United States v. Frank M. Hill Machine Co.

SWEENEY, Chief Judge.

This is an action brought pursuant to § 403 of the Renegotiation Act, 56 Stat. 226, 245, 50 U.S.C.A.Appendix, § 1191, in which the United States is seeking to recover from the defendant excessive profits realized by it during the period from April 28, 1942 to December 21, 1942.

Findings of Fact.

On July 11, 1944 the Under Secretary of War acting under the authority of the Renegotiation Act determined that the defendant had realized excessive profits to the extent of $335,000 from April to December, 1942. It was allowed a tax credit of $268,528.73 from this sum by virtue of § 3806 of the Internal Revenue Code, 26 U.S.C.A., leaving $66,571.27 plus interest *467owing. The United States has collected $7,990.11 on its claim, and has applied $4,739.14 of this sum to principal and $3,-250.97 against accrued interest. The government now prays judgment against defendant in the sum of $61,732.13 with interest thereon at 6% per annum from May 7, 1945 and costs.

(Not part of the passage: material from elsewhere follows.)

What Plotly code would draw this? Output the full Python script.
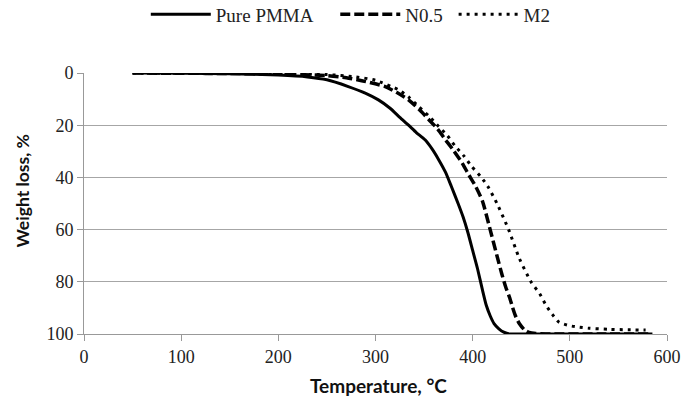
import plotly.graph_objects as go

# Pure PMMA (solid)
pmma_t = [50, 100, 150, 200, 230, 250, 272, 290, 303, 315, 325, 334, 342, 351, 358, 365, 372, 378,
          385, 390, 395, 400, 405, 410, 414, 418, 422, 427, 432, 438, 450, 500, 550, 585]
pmma_y = [0, 0.1, 0.3, 0.8, 1.5, 2.6, 5.2, 7.8, 10.3, 13.5, 17, 20, 22.8, 25.6, 29, 33.2, 38, 43.4,
          50, 55, 61, 68, 75, 83, 89, 93, 96, 98, 99.3, 100, 100, 100, 100, 100]

# N0.5 (dashed)
n05_t = [50, 100, 150, 200, 250, 270, 290, 310, 322, 334, 345, 355, 364, 372, 380, 389, 396, 403,
         410, 418, 425, 430, 434, 438, 441, 444, 448, 453, 458, 465, 480, 530, 583]
n05_y = [0, 0.1, 0.2, 0.4, 1.0, 1.8, 3.3, 5.2, 7.5, 10.3, 14, 17.9, 21.5, 25.6, 29.5, 34.4, 39, 43.4,
         49, 60, 70, 77, 82, 86, 89.7, 93, 96, 98.3, 99.4, 99.8, 100, 100, 100]

# M2 (dotted)
m2_t = [50, 100, 150, 200, 250, 280, 300, 324, 335, 344.5, 355, 365, 374, 382, 391, 399, 409, 416.5,
        425, 437, 448, 460, 469, 475.5, 482, 489, 499.5, 510, 520, 540, 560, 578]
m2_y = [0, 0.1, 0.2, 0.3, 0.6, 1.5, 2.8, 6.5, 9.5, 12.9, 16.5, 20.5, 24, 28, 31.8, 35.8, 40, 44,
        50, 60, 71, 80, 84.6, 89, 92.5, 95.5, 96.8, 97.4, 97.8, 98.2, 98.4, 98.5]

x_ticks = [0, 100, 200, 300, 400, 500, 600]
y_ticks = [0, 20, 40, 60, 80, 100]

fig = go.Figure()
fig.add_trace(go.Scatter(x=pmma_t, y=pmma_y, mode="lines", name="Pure PMMA", legend="legend",
                         line=dict(color="black", width=3, shape="spline", smoothing=0.6)))
fig.add_trace(go.Scatter(x=n05_t, y=n05_y, mode="lines", name="N0.5", legend="legend2",
                         line=dict(color="black", width=3.5, dash="10px,4px", shape="spline", smoothing=0.6)))
fig.add_trace(go.Scatter(x=m2_t, y=m2_y, mode="lines", name="M2", legend="legend3",
                         line=dict(color="black", width=3, dash="3px,5px", shape="spline", smoothing=0.6)))

serif = "Liberation Serif"
sans = "Lato"

def leg(x):
    return dict(orientation="h", x=x, xanchor="left", y=1.225, yref="paper", yanchor="middle",
                font=dict(family=serif, size=19, color="#222"), itemwidth=60,
                bgcolor="rgba(0,0,0,0)")

fig.update_layout(
    width=684, height=396,
    margin=dict(l=84, r=17, t=73, b=62, autoexpand=False),
    paper_bgcolor="white", plot_bgcolor="white",
    font=dict(family=serif, size=18, color="#222"),
    legend=leg(0.106), legend2=leg(0.431), legend3=leg(0.634),
    showlegend=True,
    annotations=[
        dict(text="<b>Temperature, °C</b>", xref="paper", yref="paper", x=0.505, y=0,
             xanchor="center", yanchor="middle", yshift=-51, showarrow=False,
             font=dict(family=sans, size=19, color="#111")),
        dict(text="<b>Weight loss, %</b>", xref="paper", yref="paper", x=0, y=0.548,
             xanchor="center", yanchor="middle", xshift=-61.5, textangle=-90, showarrow=False,
             font=dict(family=sans, size=17.5, color="#111")),
    ],
)
fig.update_xaxes(range=[0, 600], tickvals=x_ticks, ticks="outside", ticklen=6, tickcolor="#999",
                 showline=True, linecolor="#999", linewidth=1, showgrid=False, zeroline=False,
                 automargin=False,
                 tickfont=dict(family=serif, size=18, color="#222"))
fig.update_yaxes(range=[100, 0], tickvals=y_ticks, ticks="outside", ticklen=6, tickcolor="#999",
                 showline=True, linecolor="#999", linewidth=1, showgrid=True, gridcolor="#a6a6a6",
                 gridwidth=1, zeroline=False, automargin=False,
                 tickfont=dict(family=serif, size=18, color="#222"))

fig.write_html("out.html", config={"displayModeBar": False},
               post_script="document.body.style.margin='0';document.body.style.overflow='hidden';")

The defendant did not petition the Tax Court of the United States for a redetermination of the order made by the Under Secretary of War as provided in § 403(e) of the Renegotiation Act within the time permitted by law for the filing of such a petition, and when it did attempt to do so its petition was dismissed.

In its answer the defendant sets up a defense that its contracts were not within the coverage of the act and consequently its profits were not of a negotiable character. It also alleges that its contracts, which were for; maintenance and repair orders, were in existence and largely consummated prior to April 28, 1942 (the date of the enactment of the Act), and that the unilateral determination of the Under Secretary was in violation of defendant’s constitutional rights.

All these contentions must fail, since the defendant might have presented them to the Tax 'Court under the procedure set up by the Renegotiation Act in § 1191(e) (2), Title 50 U.S.C.A.Appendix. Having failed to do so within the required time, it cannot raise them now. See Lichter v. United States, 334 U.S. 742, at page 792, 68 S.Ct. 1294, 92 L.Ed. 1694; United States v. Alexander Wool Combing Co., D.C.Mass., 66 F., Supp. 389, affirmed 1 Cir., 160 F.2d 103; Pownall v. United States, 9 Cir., 159 F.2d 73.

The defendant contends that the plaintiff had no right to apply against interest any amounts collected by it in that there is no provision in the Renegotiation Act authorizing the assessment of interest against unpaid principal. In United States v. United Drill & Tool Corp., 87 U.S.App. D.C. 236, 183 F.2d 998, the court considered this contention and held that interest may be charged to a defendant under the Renegotiation Act. At page 999 of 183 F.2d the court said, “But a statutory obligation in the nature of a debt bears interest even though the statute creating the obligation fails to’ provide for it.”

The government has patiently waited, before insisting on its demand for judgment, for this defendant to try to seek relief through a special Act of 'Congress. It has not been successful.

Conclusions of Law.

From the foregoing I conclude and rule that there is no course open but' to enter judgment for the government as prayed for in the amount of $61,732.13 with interest thereon at 6% from May 7, 1945.